Correspondance de Voltaire/1765/Lettre 6144

Correspondance : année 1765GarnierŒuvres complètes de Voltaire, tome 44 (p. 95-96).

6144. — À M. LEKAIN.
À Ferney, le 1er novembre.

J’ai reçu, mon cher ami, votre lettre du 24 octobre, et vous devez avoir reçu à présent, par M. d’Argental, tout ce que j’ai pu faire pour votre Bretonne Adélaïde. Je ne l’ai pas actuellement sous les yeux : les maçons et les charpentiers se sont emparés de ma maison, et mes vers m’ennuient.

Je vous prie de me mander si vous êtes actuellement bien employé à Fontainebleau, si Mlle Clairon y a paru, et si elle y paraîtra ; si on a joué Gertrude[1], et Ce qui plait aux Dames[2].

Je ne peux m’imaginer que monseigneur le dauphin soit en danger[3], puisqu’on donne continuellement des fêtes. Sa santé peut être altérée, mais ne doit point donner d’alarmes.
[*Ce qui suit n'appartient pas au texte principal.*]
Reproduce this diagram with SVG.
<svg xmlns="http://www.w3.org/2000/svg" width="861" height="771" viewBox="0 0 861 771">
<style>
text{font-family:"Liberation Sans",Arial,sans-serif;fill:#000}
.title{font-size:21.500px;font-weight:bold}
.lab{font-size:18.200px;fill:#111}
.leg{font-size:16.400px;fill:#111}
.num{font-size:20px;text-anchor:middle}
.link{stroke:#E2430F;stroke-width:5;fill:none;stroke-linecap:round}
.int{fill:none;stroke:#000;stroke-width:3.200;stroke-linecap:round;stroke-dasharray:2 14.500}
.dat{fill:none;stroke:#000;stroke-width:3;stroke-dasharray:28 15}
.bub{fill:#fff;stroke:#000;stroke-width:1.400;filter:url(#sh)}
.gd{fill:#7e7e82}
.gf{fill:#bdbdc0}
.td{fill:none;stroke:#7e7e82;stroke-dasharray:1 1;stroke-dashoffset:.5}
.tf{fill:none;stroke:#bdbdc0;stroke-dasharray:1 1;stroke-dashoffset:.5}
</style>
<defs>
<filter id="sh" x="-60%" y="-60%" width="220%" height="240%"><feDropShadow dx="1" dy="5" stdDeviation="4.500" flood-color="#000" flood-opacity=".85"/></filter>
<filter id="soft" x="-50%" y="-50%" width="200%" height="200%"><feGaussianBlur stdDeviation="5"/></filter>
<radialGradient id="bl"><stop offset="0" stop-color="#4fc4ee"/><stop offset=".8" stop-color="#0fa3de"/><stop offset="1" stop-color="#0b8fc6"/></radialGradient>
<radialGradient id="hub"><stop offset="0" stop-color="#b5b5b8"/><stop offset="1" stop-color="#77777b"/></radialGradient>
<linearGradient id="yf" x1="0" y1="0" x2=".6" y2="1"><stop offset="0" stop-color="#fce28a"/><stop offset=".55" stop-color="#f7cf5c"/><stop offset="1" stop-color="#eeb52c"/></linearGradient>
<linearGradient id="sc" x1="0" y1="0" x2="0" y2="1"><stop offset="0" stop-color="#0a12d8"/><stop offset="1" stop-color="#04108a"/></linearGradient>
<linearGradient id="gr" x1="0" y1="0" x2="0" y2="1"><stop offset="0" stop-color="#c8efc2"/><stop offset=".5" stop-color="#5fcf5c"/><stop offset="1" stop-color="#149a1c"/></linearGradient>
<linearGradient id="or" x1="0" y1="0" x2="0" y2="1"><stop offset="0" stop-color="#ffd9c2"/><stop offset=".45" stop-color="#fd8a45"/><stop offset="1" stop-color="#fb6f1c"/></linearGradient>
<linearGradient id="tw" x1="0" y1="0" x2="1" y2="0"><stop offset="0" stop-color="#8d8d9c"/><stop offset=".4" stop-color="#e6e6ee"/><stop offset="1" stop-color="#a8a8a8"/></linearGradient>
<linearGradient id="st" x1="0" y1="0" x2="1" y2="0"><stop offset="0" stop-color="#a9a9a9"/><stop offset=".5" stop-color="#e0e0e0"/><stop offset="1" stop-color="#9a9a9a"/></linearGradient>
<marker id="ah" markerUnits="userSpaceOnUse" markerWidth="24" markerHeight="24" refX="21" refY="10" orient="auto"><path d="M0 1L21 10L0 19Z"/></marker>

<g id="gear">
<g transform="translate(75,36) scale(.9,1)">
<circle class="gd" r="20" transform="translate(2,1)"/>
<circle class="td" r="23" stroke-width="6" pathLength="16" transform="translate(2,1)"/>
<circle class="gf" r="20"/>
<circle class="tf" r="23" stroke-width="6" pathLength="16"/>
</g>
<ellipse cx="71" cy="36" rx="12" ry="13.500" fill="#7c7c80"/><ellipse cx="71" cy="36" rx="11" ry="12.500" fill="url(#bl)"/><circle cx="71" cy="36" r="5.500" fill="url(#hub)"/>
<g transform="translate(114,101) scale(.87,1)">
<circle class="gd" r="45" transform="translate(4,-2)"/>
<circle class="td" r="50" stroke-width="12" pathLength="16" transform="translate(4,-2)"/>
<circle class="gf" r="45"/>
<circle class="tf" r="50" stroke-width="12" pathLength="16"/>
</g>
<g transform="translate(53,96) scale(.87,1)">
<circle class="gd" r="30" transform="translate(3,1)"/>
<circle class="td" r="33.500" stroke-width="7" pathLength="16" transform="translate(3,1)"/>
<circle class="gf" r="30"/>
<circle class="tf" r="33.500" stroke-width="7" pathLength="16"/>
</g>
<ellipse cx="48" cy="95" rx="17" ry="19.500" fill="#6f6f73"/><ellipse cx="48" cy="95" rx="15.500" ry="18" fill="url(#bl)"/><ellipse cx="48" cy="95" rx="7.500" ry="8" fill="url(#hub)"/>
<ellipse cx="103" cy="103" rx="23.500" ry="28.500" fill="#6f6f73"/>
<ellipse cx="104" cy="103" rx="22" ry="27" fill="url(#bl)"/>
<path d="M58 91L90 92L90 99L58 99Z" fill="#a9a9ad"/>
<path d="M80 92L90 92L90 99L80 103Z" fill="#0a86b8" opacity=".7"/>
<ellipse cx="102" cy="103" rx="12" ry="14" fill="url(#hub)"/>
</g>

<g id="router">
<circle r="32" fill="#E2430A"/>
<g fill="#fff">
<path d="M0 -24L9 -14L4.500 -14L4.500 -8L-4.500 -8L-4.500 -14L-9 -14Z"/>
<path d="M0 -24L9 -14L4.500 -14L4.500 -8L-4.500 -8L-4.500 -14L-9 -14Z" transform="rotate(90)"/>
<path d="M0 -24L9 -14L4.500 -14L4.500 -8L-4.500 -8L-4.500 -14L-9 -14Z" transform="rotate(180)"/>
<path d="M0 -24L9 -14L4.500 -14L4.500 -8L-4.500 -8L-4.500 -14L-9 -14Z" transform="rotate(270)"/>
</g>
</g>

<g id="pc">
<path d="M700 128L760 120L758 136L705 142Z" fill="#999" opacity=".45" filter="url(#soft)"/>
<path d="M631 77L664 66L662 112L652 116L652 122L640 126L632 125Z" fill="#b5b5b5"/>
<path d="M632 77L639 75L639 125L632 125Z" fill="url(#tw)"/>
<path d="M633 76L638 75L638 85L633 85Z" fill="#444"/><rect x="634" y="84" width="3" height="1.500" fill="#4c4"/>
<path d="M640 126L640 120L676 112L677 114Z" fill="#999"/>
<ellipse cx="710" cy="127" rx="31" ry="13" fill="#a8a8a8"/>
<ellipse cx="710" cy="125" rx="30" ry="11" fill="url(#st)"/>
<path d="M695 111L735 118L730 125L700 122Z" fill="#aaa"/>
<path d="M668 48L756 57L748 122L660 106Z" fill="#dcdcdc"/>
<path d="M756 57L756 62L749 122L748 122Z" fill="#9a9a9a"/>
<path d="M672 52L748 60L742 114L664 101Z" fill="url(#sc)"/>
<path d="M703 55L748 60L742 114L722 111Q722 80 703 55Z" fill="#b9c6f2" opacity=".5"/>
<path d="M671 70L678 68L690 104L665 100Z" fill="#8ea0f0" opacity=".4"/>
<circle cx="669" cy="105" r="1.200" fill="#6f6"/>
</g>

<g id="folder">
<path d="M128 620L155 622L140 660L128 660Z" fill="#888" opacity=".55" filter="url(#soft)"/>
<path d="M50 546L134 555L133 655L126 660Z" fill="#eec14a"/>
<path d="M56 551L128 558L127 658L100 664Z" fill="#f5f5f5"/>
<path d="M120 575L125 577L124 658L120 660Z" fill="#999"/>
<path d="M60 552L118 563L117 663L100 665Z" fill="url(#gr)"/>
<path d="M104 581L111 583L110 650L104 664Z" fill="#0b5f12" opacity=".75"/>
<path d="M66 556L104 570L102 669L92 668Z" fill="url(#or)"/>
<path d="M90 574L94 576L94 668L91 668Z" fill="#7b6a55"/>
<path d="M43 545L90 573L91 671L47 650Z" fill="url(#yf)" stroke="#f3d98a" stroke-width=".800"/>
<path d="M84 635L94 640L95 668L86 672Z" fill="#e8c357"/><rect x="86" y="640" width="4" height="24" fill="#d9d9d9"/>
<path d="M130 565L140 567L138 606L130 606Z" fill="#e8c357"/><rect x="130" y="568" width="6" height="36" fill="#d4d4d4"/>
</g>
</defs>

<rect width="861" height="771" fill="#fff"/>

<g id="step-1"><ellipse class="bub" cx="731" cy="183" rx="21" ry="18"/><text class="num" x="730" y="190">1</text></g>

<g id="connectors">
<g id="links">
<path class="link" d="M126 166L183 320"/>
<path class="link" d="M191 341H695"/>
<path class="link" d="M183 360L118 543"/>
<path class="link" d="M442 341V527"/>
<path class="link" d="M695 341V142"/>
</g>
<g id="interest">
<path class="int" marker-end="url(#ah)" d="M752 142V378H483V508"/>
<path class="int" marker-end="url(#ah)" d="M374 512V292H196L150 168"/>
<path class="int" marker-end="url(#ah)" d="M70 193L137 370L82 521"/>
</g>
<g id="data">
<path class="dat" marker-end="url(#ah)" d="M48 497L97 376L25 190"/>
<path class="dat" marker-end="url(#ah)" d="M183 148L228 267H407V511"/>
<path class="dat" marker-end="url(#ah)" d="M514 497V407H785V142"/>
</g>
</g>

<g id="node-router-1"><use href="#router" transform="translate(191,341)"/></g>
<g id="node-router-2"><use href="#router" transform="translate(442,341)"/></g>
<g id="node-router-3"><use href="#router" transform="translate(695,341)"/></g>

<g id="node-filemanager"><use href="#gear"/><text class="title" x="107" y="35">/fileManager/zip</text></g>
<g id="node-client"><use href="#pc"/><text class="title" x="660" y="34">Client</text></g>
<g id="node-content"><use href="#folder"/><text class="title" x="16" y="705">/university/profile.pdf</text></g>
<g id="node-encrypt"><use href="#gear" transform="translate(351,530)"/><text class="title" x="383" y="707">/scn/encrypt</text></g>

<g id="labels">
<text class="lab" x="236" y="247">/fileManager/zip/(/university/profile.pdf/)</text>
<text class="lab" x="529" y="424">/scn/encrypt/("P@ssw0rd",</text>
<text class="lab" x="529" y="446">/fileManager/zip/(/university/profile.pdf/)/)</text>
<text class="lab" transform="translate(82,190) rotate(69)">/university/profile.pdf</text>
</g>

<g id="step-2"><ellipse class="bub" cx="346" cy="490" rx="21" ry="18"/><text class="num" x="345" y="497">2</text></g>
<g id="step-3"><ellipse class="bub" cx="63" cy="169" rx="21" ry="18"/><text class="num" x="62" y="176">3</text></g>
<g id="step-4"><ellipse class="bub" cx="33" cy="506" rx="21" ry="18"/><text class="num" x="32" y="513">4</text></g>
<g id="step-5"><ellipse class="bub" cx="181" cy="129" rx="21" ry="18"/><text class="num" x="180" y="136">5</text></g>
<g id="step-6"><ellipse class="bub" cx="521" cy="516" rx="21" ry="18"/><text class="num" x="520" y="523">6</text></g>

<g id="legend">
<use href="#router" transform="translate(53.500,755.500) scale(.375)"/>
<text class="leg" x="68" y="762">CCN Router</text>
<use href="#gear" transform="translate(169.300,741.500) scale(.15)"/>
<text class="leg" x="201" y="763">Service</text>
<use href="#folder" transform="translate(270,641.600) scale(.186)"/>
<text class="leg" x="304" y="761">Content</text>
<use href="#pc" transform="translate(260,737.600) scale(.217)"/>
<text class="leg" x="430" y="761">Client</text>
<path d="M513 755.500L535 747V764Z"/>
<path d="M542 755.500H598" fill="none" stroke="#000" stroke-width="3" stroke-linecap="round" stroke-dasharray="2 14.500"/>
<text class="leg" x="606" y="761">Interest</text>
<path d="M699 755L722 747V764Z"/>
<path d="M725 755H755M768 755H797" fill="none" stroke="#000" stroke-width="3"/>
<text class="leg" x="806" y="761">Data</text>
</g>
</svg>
Mandez-moi, je vous prie, s’il assiste au spectacle, et s’il a vu votre Adélaïde ; je dis la vôtre, car c’est vous seul qui l’avez ressuscitée.

Adieu, je vous embrasse, et je vous prie de me dire des nouvelles, si vous avez le temps d’écrire.


Ce 2 novembre.

Comme on allait porter ma lettre à Genève, j’ai retrouvé quelques lambeaux de cette Adélaïde, que j’ai si longtemps négligée.

1° Je suppose qu’on a rayé dans votre copie ces quatre vers du troisième acte :


Mais bientôt abusant de ma reconnaissance,
Et de ses vœux hardis écoutant l’espérance,
Il regarda mes jours, ma liberté, ma foi.
Comme un bien de conquête, et qui n’est plus à moi[4].


Ces quatre vers sont bons à être oubliés.

2° Je trouve, dans ce même troisième acte, à la dernière scène, ces vers dans un couplet de Coucy[5] :


Faites au bien public servir votre disgrâce.
Eh bien, rapprochez-les, unissez-vous à moi.

Je suppose qu’à la scène v et dernière du quatrième acte, vous tombez dans un fauteuil lorsque Coucy dit :


Il ne se connait plus, il succombe à sa rage ;


mais je ne crois pas que ce jeu de l’acteur doive être indiqué dans la pièce[6].

Voilà, mon cher ami, tout ce que je puis vous dire sur une pièce qui ne méritait pas l’honneur que vous lui avez fait.

Nous avons des pluies continuelles ; si la saison n’est pas plus belle à Fontainebleau, vos fêtes doivent être assez tristes.

  1. Voyez une note sur la lettre 6142.
  2. La Fée Urgèle ou Ce qui plaît aux Dames, comédie (de Favart et Voisenon) tirée du conte de Voltaire intitulé Ce qui plaît aux Dames (voyez tome X), avait été représentée à Fontainebleau le 26 octobre 1765, et le fut à Paris le 4 décembre.
  3. Il mourut le 20 décembre.
  4. Ces vers sont dans l’édition de 1766 ; voyez tome III, page 138.
  5. Voyez tome III, page 116.
  6. Cette indication du jeu de l’acteur a été conservée (voyez tome III, page 124) ; elle était dans l’édition in-4o de 1768 et dans les suivantes.